On January 17, 2015, the Poplar Pipeline, owned by Bridger Pipeline, ruptured and spilled 40,000 gallons of crude oil into the Yellowstone River. The pipeline, carrying oil from Wyoming to North Dakota, leaked just upstream of Glendive, Montana and contaminated residents’ drinking with carcinogens. Glendive residents were particularly upset, as they weren’t informed of the danger until two days later.
Moreover, this is not Bridger Pipeline’s first oil leakage incident. Between 2006 and 2014 the company was responsible for nine incidents totaling 11,000 gallons of spilt crude. Bridger’s sister company (Belle Fourche Pipeline) caused 21 spills over the same time period, resulting in over 270,000 gallons leaked.
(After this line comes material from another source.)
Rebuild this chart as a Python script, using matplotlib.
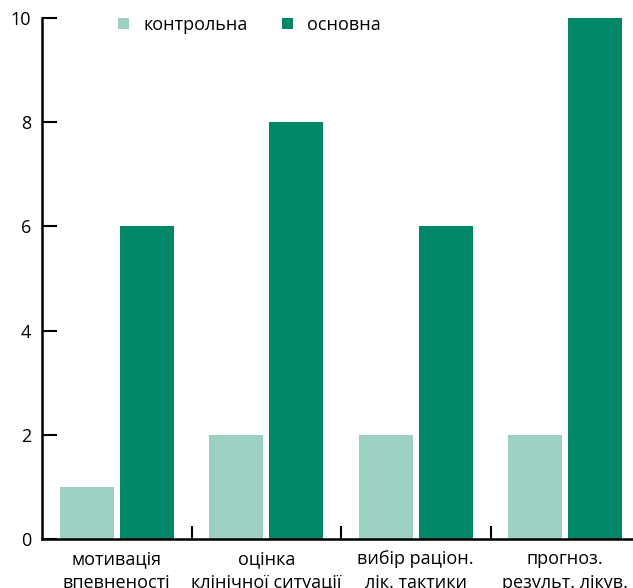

Pipelines are notorious for rupturing and endangering people and animals in the surrounding area. Those that cross waterways are notably even more dangerous. Corrosion and river scour (the movement of sediment that exposes pipelines) are two of the biggest problems for under-river pipelines. In July 2011, an ExxonMobil pipeline experienced such problems and spilled 63,000 gallons of oil into the Yellowstone River.
These recent pipeline ruptures and consequent oil spills into the Yellowstone River naturally direct attention to the most prominent pipeline debate: Keystone XL. Currently debated in Congress and by concerned citizens nationally, the Keystone XL Pipeline would cross nearly 2,000 streams, rivers and reservoirs, thus heightening concerns about the likelihood of future leaks. Keystone XL is also an unusually large pipeline–three times as wide as the Poplar Pipeline. This means that the Keystone XL Pipeline would not only transport more oil, but spill more oil were it to rupture.
One would think that the recent Poplar Pipeline oil spill would have received considerable news coverage in the midst of the Keystone XL Pipeline debate. Instead, the spill went largely uncovered by many major news sources, including CNN and Fox. Additionally, no news sources connected the Poplar spill to the Keystone XL pipeline, which was approved by the Senate last week.
Jamie Henn, a spokesman of 350.org and opponent of the Keystone XL Pipeline, commented that even “if they’re not spilling oil into rivers, they’re still spilling carbon into the atmosphere.” All politicians, regardless of affiliation, need to connect the dots of environmental policy. Past performance predicts future performance: with so many pipeline spills recently, doesn’t Keystone XL pose a greater risk than reward? Hopefully President Obama will keep this in mind as he decides whether or not to veto the Keystone XL pipeline bill.